新たに浮上したリスク~中国景気減速の影響

 そしてインタビューでは、10大リスク以外に新たに浮上したリスクとして、中国景気減速の影響を指摘しています。イアン・ブレマー氏は、「中国の景気減速の影響が強くなっている。米中の関係が悪化すると台湾や香港で起こっているようなリスクも噴出する。景気がよい時はそれらのリスクは問題ではないが、景気が減速していることこそが問題だ」と、中国の景気減速が新たなリスクを生み出すことに警戒しています。ブレマー氏は、台湾や香港で起こっていることを中国景気と関連付けています。

 今週15日に発表された中国4-6月期GDP(国内総生産)は前年比+6.2%と前期(+6.4%)より低下しました。しかし、為替市場では、予想通りであったことや、同時に発表された中国6月小売売上高(前年比+9.8%)と鉱工業生産(同+6.3%)が予想を上回ったことから、ドル/円は108円割れから108円台に若干上昇しました。しかし、今月末のFOMC(連邦公開市場委員会)を控えているため上値の重たい状況は続いています。
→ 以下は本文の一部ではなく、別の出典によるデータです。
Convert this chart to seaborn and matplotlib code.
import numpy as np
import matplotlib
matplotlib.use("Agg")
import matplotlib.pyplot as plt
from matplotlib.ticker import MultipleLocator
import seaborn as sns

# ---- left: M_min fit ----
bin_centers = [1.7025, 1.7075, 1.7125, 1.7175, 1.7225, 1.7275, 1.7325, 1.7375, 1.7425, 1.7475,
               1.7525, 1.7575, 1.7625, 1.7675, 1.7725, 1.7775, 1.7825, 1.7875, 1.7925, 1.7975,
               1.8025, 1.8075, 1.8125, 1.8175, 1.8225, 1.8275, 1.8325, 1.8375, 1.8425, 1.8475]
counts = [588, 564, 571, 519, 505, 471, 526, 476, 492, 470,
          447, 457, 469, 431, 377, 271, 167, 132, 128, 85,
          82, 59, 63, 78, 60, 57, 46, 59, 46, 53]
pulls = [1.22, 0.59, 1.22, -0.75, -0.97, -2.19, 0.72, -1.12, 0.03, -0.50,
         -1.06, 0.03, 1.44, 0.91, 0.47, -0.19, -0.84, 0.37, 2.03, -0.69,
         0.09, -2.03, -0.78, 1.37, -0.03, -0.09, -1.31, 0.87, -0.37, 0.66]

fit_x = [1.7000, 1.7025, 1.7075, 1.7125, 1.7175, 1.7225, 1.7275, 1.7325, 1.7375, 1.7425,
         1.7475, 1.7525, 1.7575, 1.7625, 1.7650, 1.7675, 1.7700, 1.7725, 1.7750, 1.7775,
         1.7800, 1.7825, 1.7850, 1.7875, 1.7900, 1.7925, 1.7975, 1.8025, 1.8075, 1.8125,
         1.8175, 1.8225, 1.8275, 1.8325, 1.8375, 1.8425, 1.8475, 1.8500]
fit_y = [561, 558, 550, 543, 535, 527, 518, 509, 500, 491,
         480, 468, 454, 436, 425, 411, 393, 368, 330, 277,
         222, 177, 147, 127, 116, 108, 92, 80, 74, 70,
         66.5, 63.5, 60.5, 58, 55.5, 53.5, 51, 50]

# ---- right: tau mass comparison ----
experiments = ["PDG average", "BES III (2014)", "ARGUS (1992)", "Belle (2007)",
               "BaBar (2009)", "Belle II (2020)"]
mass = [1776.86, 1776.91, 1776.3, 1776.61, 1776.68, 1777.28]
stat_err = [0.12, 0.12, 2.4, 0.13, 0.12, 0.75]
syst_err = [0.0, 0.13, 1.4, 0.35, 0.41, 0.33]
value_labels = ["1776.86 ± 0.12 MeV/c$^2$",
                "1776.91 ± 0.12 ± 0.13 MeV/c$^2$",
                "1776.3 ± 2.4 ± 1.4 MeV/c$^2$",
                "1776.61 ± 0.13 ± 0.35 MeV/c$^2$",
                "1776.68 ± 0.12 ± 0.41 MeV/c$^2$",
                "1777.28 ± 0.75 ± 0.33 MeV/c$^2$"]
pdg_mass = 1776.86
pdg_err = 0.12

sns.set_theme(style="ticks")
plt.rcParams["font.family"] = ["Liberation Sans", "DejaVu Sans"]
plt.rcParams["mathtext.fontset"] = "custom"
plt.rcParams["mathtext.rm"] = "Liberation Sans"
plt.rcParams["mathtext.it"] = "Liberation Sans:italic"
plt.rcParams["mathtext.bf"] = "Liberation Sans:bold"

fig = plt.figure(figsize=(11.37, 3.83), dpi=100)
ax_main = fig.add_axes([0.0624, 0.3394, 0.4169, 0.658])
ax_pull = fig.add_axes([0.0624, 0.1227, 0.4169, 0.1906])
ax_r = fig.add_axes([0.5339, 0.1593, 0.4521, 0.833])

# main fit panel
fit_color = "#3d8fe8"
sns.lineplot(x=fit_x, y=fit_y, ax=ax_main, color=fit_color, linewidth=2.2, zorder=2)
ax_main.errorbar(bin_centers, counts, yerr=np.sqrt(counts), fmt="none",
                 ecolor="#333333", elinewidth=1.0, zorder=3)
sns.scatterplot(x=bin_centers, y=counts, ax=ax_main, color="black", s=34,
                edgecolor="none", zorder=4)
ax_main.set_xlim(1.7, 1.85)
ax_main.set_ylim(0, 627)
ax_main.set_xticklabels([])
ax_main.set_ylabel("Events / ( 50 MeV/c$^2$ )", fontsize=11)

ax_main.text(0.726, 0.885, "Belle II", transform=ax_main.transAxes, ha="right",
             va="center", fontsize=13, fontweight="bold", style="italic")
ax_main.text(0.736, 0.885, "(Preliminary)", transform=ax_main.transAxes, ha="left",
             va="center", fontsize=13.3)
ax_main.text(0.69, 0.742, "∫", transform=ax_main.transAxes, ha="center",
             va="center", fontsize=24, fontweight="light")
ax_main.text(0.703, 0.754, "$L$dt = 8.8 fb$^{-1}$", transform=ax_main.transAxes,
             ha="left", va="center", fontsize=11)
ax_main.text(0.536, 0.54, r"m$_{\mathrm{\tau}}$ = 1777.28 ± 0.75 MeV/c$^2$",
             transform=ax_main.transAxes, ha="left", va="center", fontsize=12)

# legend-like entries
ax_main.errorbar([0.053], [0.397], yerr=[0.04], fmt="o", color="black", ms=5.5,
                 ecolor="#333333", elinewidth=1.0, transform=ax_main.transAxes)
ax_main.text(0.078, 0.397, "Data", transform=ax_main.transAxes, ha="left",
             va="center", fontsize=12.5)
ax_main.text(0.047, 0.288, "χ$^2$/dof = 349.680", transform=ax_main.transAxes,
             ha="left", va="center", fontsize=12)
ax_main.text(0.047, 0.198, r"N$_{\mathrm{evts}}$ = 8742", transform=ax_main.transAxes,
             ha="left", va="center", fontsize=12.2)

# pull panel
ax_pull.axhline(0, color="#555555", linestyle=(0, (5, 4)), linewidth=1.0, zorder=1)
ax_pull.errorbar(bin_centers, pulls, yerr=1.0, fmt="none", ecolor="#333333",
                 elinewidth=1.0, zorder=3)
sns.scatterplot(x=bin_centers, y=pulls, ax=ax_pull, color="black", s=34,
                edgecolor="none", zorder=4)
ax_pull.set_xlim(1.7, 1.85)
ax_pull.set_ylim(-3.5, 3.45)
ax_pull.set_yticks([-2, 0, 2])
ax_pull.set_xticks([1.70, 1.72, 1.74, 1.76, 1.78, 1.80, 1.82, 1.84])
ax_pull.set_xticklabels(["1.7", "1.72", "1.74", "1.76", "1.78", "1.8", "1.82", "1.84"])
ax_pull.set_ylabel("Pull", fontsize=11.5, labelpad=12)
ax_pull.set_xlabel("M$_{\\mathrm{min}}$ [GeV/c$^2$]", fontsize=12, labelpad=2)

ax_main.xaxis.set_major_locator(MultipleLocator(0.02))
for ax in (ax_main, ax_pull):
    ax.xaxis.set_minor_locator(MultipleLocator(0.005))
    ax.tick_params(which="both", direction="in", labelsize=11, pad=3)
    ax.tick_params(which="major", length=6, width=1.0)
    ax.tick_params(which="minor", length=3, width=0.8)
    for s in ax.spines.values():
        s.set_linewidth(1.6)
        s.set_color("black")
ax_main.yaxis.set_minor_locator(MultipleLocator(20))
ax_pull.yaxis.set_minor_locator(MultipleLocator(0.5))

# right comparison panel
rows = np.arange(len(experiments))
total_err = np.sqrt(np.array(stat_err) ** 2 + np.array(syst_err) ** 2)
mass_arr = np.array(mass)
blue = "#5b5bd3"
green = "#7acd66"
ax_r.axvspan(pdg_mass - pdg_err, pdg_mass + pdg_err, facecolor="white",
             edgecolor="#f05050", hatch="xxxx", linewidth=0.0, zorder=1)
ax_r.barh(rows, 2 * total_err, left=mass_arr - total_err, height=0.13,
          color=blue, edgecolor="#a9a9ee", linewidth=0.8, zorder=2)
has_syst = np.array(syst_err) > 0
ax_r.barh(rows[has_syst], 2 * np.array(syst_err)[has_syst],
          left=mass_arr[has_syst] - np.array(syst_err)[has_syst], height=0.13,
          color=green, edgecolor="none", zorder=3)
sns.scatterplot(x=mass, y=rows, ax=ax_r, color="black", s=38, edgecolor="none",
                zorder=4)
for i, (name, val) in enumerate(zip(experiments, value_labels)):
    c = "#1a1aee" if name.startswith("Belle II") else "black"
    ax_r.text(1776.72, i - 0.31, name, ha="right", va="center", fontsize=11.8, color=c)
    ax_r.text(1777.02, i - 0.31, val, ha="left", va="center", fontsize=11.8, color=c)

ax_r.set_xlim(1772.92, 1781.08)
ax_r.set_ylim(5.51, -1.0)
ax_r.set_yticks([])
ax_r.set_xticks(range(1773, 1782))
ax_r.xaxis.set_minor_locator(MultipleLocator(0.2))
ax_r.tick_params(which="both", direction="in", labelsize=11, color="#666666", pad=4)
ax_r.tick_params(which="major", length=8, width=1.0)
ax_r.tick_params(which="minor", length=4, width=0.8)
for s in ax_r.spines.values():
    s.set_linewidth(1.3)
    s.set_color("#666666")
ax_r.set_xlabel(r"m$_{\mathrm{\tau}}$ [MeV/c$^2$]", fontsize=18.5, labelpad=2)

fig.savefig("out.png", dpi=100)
 中国のGDP+6.2%は予想通りでしたが、手放しで喜べる数字ではありません。+6.2%はリーマンショック直後の2009年1-3月期の+6.4%を下回っており、四半期として統計をさかのぼれる1992年以降で、最低の水準となっています。また、中国政府は2020年までに10年比でGDPを倍増させる長期目標を掲げていますが、達成するためには2019~2020年に平均6.2%の成長が必要と説明しています。今回のGDPはほぼ下限の水準にあり、長引く貿易戦争の影響で輸出と投資が低迷している厳しい数字となっています。

 中国の四半期GDPは下表の通り2018年第1四半期から低下傾向にあります。貿易戦争の出口が見えない現況では、2019年後半も下押し圧力が続く可能性があります。ブレマー氏が予測する関税引き下げが前倒しにならない限り、厳しい状況が続くことが予想されます。そしてブレマー氏が指摘するように中国景気の減速の影響が強くなってきていることから、さらなる景気減速は台湾、香港だけでなく、中国本土の内政問題や世界経済の波乱要因にもなる可能性があります。1つのシナリオとして留意しておく必要がありそうです。